**INFORMATION SHOWN**

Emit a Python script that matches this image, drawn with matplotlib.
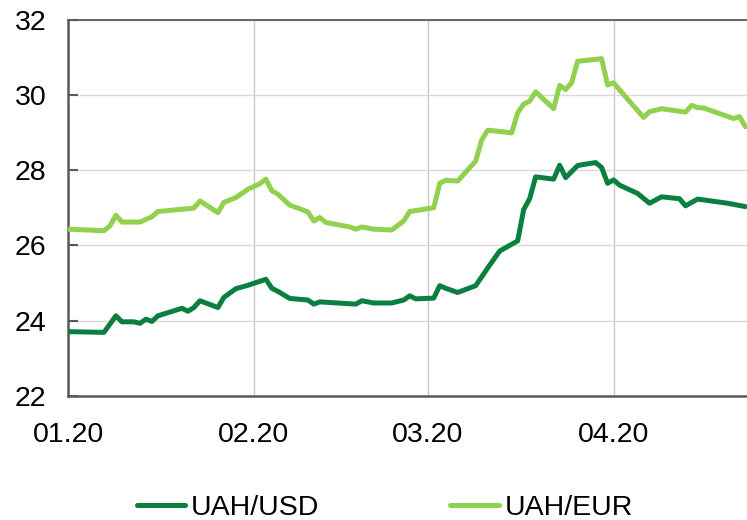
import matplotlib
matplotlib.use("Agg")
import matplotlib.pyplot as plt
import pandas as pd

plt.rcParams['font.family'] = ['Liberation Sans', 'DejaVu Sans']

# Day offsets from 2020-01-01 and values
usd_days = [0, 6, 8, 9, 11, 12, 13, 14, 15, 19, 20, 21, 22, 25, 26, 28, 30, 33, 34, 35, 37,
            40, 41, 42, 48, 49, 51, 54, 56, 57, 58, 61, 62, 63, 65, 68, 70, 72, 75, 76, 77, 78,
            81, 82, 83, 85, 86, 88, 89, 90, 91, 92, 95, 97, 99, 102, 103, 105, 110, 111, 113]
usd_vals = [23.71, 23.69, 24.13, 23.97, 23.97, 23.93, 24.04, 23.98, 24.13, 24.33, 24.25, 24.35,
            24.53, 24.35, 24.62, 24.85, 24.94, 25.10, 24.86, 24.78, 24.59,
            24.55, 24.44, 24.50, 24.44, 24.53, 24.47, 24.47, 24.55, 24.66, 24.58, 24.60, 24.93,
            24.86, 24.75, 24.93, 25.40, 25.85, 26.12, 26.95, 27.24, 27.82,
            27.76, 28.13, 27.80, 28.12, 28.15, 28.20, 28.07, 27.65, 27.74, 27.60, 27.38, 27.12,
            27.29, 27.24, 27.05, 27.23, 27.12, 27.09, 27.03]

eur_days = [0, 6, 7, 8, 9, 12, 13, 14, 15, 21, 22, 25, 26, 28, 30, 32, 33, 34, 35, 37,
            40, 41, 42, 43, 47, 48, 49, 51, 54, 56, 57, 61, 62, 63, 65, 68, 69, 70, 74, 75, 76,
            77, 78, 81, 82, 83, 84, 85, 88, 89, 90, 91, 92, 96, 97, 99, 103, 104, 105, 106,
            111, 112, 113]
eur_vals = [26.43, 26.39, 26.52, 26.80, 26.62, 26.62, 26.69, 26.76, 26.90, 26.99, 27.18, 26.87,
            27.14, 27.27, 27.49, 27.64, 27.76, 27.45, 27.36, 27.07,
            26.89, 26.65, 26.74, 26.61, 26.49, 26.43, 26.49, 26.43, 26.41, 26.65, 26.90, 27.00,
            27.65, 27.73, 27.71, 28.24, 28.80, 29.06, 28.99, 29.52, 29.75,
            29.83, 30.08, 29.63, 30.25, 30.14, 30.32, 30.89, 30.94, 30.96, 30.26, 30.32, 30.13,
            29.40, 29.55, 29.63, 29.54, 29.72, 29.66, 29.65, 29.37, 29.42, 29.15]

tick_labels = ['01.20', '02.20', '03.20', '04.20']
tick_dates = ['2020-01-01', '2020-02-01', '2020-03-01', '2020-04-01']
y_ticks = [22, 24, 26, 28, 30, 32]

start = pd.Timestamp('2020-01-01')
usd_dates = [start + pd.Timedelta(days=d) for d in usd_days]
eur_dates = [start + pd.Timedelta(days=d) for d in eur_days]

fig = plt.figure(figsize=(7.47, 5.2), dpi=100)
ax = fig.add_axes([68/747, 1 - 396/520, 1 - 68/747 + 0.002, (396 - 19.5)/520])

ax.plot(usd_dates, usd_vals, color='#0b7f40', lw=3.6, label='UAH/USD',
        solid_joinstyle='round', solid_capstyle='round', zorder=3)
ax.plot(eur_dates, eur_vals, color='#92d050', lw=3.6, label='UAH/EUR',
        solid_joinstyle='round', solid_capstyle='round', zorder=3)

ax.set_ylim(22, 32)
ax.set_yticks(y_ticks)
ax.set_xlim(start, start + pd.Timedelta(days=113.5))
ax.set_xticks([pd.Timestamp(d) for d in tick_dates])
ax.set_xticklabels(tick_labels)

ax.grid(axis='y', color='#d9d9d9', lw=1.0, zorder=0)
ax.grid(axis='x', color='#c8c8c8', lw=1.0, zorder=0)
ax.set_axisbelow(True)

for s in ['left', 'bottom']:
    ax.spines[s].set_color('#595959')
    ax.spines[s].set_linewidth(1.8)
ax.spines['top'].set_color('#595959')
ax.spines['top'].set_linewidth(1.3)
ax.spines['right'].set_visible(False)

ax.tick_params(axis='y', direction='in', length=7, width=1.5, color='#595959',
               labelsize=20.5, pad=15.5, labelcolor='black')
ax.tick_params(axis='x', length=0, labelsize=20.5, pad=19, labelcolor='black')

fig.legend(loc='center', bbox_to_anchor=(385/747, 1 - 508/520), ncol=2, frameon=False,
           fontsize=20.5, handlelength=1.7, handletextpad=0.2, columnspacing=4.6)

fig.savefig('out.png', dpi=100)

**JOB**
From the first line above down to the line with "plt.rcParams['font.family'] = ['Liberation", reproduce every line and no others, omitting pictures.

**WRITTEN ANSWER**
Emit a Python script that matches this image, drawn with matplotlib.
import matplotlib
matplotlib.use("Agg")
import matplotlib.pyplot as plt
import pandas as pd

plt.rcParams['font.family'] = ['Liberation Sans', 'DejaVu Sans']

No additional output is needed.